Resisting the return of nuclear power has become his sole aim in politics now, he said suring an interview in Tokyo on Thursday, December 12.
'I was recently in Hakodate, in Hokkaido, to take part in a meeting of people opposed to the restart of the Oma nuclear plant and after that I went to Ikata to speak to people in Ehime Prefecture about the reactors there,' Kan said.
Network of citizens
'I am trying to increase the network of citizens who are speaking out against nuclear power.
'And when I meet the people in the towns where these reactors are based, I see just how many voices are against the plants,' he said. 'That makes me think it will not be possible for the government and the power companies to go over the heads of the people and forcibly restart the plants.'
All 50 of Japan's commercial reactors are currently off-line, a measure that Kan ordered in the immediate aftermath of the Fukushima disaster and until thorough safety checks could be carried out. Under law, they can only be restarted with the approval of local authorities and while two reactors were briefly operated earlier this year, no community has so far granted a power company to put their facilities back into full operation.
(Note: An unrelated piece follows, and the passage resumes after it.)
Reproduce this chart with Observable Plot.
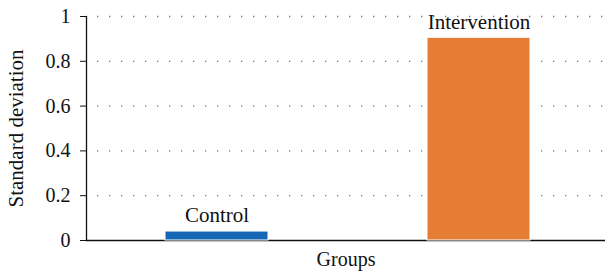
<!DOCTYPE html>
<html>
<head>
<meta charset="utf-8">
<script src="https://cdn.jsdelivr.net/npm/d3@7"></script>
<script src="https://cdn.jsdelivr.net/npm/@observablehq/plot@0.6"></script>
<style>
  html, body { margin: 0; padding: 0; background: #fff; }
  #chart svg, #chart svg text { font-family: "Liberation Serif", "DejaVu Serif", serif !important; }
</style>
</head>
<body>
<div id="chart"></div>
<script>
const groups = ["Control", "Intervention"];
const values = [0.04, 0.905];
const colors = ["#1667b3", "#e67d37"];
const yTicks = [0, 0.2, 0.4, 0.6, 0.8, 1];
const yLabel = "Standard deviation";
const xLabel = "Groups";

const data = groups.map((g, i) => ({group: g, value: values[i], color: colors[i]}));
const font = "Liberation Serif, DejaVu Serif, serif";

const chart = Plot.plot({
  width: 605,
  height: 272,
  marginLeft: 86,
  marginRight: 0,
  marginTop: 16,
  marginBottom: 32,
  style: {fontFamily: font, fontSize: "20px", background: "#fff", color: "#111"},
  x: {domain: groups, range: [86, 609], paddingInner: 0.607, paddingOuter: 0.3, axis: null},
  y: {domain: [0, 1], axis: null},
  marks: [
    Plot.ruleY(yTicks.filter(d => d > 0), {insetLeft: 11, stroke: "#777", strokeDasharray: "1.3,10.7", strokeWidth: 1.3}),
    Plot.ruleY([0], {stroke: "#111", strokeWidth: 1.3}),
    Plot.barY(data, {x: "group", y: "value", fill: "color", stroke: "white", strokeWidth: 1}),
    Plot.text(data, {x: "group", y: "value", text: "group", dy: -16, fontSize: 21, fill: "#111", fontFamily: font}),
    Plot.axisY({ticks: yTicks, tickFormat: d => String(d), tickSize: 6, tickPadding: 10, fontSize: 20, label: null, stroke: "#111", fontFamily: font}),
    Plot.frame({anchor: "left", stroke: "#111", strokeWidth: 1.3}),
    Plot.text([yLabel], {frameAnchor: "left", textAnchor: "middle", dx: -70, rotate: -90, fontSize: 21, fill: "#111", fontFamily: font}),
    Plot.text([xLabel], {frameAnchor: "bottom", dy: 25, fontSize: 20, fill: "#111", fontFamily: font})
  ]
});
document.getElementById("chart").appendChild(chart);
</script>
</body>
</html>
And Kan wants to keep it that way.
Cannot be controlled
'The reason that I am against nuclear energy is because it is a technology that human beings cannot control 100 percent,' he said. And while he agrees that there are similar risks associated with travelling by airplane, for example, the impact of a severe accident at a nuclear plane - as Japan has already seen - is 'potentially enormous.'
At one point shortly after the Fukushima disaster, Kan and his government was giving serious consideration to issuing an order to evacuate 50 million people living within a 250-km radius of the plant, which would have included Tokyo.
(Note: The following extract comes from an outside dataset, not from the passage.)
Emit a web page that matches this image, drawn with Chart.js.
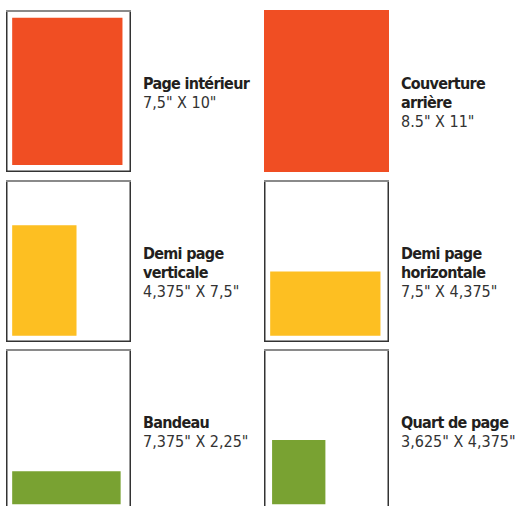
<!DOCTYPE html>
<html lang="fr">
  <head>
    <meta charset="UTF-8" />
    <title>Formats publicitaires</title>
    <script src="https://cdn.jsdelivr.net/npm/chart.js@4.4.1/dist/chart.umd.min.js"></script>
    <style>
      html,
      body {
        margin: 0;
        padding: 0;
        background: #fff;
      }
      #sheet {
        position: relative;
        width: 517px;
        height: 506px;
        overflow: hidden;
      }
      .page {
        position: absolute;
        width: 125px;
        height: 162px;
      }
      .label {
        position: absolute;
        font-family: "Liberation Sans Narrow", "DejaVu Sans Condensed", "Liberation Sans", sans-serif;
        font-size: 16px;
        line-height: 19px;
        color: #231f20;
        white-space: nowrap;
      }
      .label b {
        display: block;
        font-weight: bold;
        letter-spacing: -0.7px;
      }
      .label span {
        display: block;
        color: #333;
      }
    </style>
  </head>
  <body>
    <div id="sheet"></div>

    <script>
      // formats (inches), page = 8.5 x 11
      var names = [
        "Page intérieur",
        "Couverture<br>arrière",
        "Demi page<br>verticale",
        "Demi page<br>horizontale",
        "Bandeau",
        "Quart de page",
      ];
      var sizeLabels = [
        '7,5" X 10"',
        '8.5" X 11"',
        '4,375" X 7,5"',
        '7,5" X 4,375"',
        '7,375" X 2,25"',
        '3,625" X 4,375"',
      ];
      var widths = [7.5, 8.5, 4.375, 7.5, 7.375, 3.625];
      var heights = [10, 11, 7.5, 4.375, 2.25, 4.375];
      // where the ad sits on the page (left / bottom, inches)
      var offsetX = [0.42, 0, 0.42, 0.42, 0.42, 0.55];
      var offsetY = [0.48, 0, 0.42, 0.42, 0.45, 0.45];
      var colors = ["#f04e23", "#f04e23", "#fdbf22", "#fdbf22", "#79a232", "#79a232"];

      var pageW = 8.5;
      var pageH = 11;

      var cols = [6, 264];
      var rows = [10, 180, 349];

      // draws the page outline under the ad
      var framePlugin = {
        id: "frame",
        beforeDatasetsDraw: function (chart) {
          var a = chart.chartArea;
          var ctx = chart.ctx;
          ctx.save();
          ctx.lineWidth = 1.5;
          ctx.strokeStyle = "#333";
          ctx.beginPath();
          ctx.moveTo(a.left + 0.75, a.top + 1);
          ctx.lineTo(a.left + 0.75, a.bottom - 0.75);
          ctx.lineTo(a.right - 0.75, a.bottom - 0.75);
          ctx.lineTo(a.right - 0.75, a.top + 1);
          ctx.stroke();
          ctx.lineWidth = 2;
          ctx.strokeStyle = "#8a8a8a";
          ctx.beginPath();
          ctx.moveTo(a.left, a.top + 1);
          ctx.lineTo(a.right, a.top + 1);
          ctx.stroke();
          ctx.restore();
        },
      };

      var sheet = document.getElementById("sheet");

      for (let i = 0; i < names.length; i++) {
        let px = cols[i % 2];
        let py = rows[Math.floor(i / 2)];

        let canvas = document.createElement("canvas");
        canvas.className = "page";
        canvas.width = 125;
        canvas.height = 162;
        canvas.style.left = px + "px";
        canvas.style.top = py + "px";
        sheet.appendChild(canvas);

        let label = document.createElement("div");
        label.className = "label";
        label.style.left = px + 137 + "px";
        label.style.top = py + 64 + "px";
        label.innerHTML = "<b>" + names[i] + "</b><span>" + sizeLabels[i] + "</span>";
        sheet.appendChild(label);

        let x0 = offsetX[i];
        let y0 = offsetY[i];
        let x1 = x0 + widths[i];
        let y1 = y0 + heights[i];

        new Chart(canvas.getContext("2d"), {
          type: "scatter",
          data: {
            datasets: [
              {
                data: [
                  { x: x0, y: y0 },
                  { x: x1, y: y0 },
                  { x: x1, y: y1 },
                  { x: x0, y: y1 },
                  { x: x0, y: y0 },
                ],
                showLine: true,
                fill: "shape",
                backgroundColor: colors[i],
                borderWidth: 0,
                pointRadius: 0,
              },
            ],
          },
          options: {
            responsive: false,
            animation: false,
            events: [],
            layout: { padding: 0 },
            plugins: {
              legend: { display: false },
              tooltip: { enabled: false },
            },
            scales: {
              x: { type: "linear", min: 0, max: pageW, display: false },
              y: { type: "linear", min: 0, max: pageH, display: false },
            },
          },
          plugins: [framePlugin],
        });
      }
    </script>
  </body>
</html>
'The worst case scenario was that one-third of Japan would no longer be able to be used and more than 40 percent of the population would have to be moved,' he said. 'That was the situation that we were facing and we only escaped it by a hair's breadth.'
In those early days of the crisis, the true gravity of the problem was not clear and experts were largely guessing at what had happened within the reactors. It now appears that molten fuel burned through the 20-cm-thick metal casing of the pressure vessels in three of the reactors and pooled in the concrete shell of the basement level.
'If things had got worse and the fuel had gone through the concrete, then we would not be sitting in this room in Tokyo today,' he said.
A similar stroke of luck prevented the spent fuel rods in reactor four being exposed to the air when the water they are meant to be stored in evaporated. A gate designed to stop water flowing through a channel was displaced by the shockwaves of the earthquake, enabling more water to flow into the pool.
'Intervention from God'
'I still consider this to have been divine intervention from God,' he said.
Kan stepped down as prime minister in August 2011 and his Democratic Party of Japan (DPJ) lost the December 2012 general election to the Liberal Democratic Party (LDP) - a strongly pro-business and pro-nuclear energy party.
Even though he is no longer in government - and has been suspended by the DPJ for supporting a rival to the party's candidate in a recent by-election - Kan continues to push his belief that humankind cannot completely control nuclear energy and that we therefore need to harness power from renewable sources to ensure our future.
'When I was still head of the DPJ, we set an official policy of having no nuclear plants in Japan within 30 years,' he said. 'We took a strong position and I hope to be able to continue to express my thoughts clearly and loudly in the Diet in the future.
'I intend to pursue Prime Minister Shinzo Abe and his administration and to show them that their policies are wrong,' he added.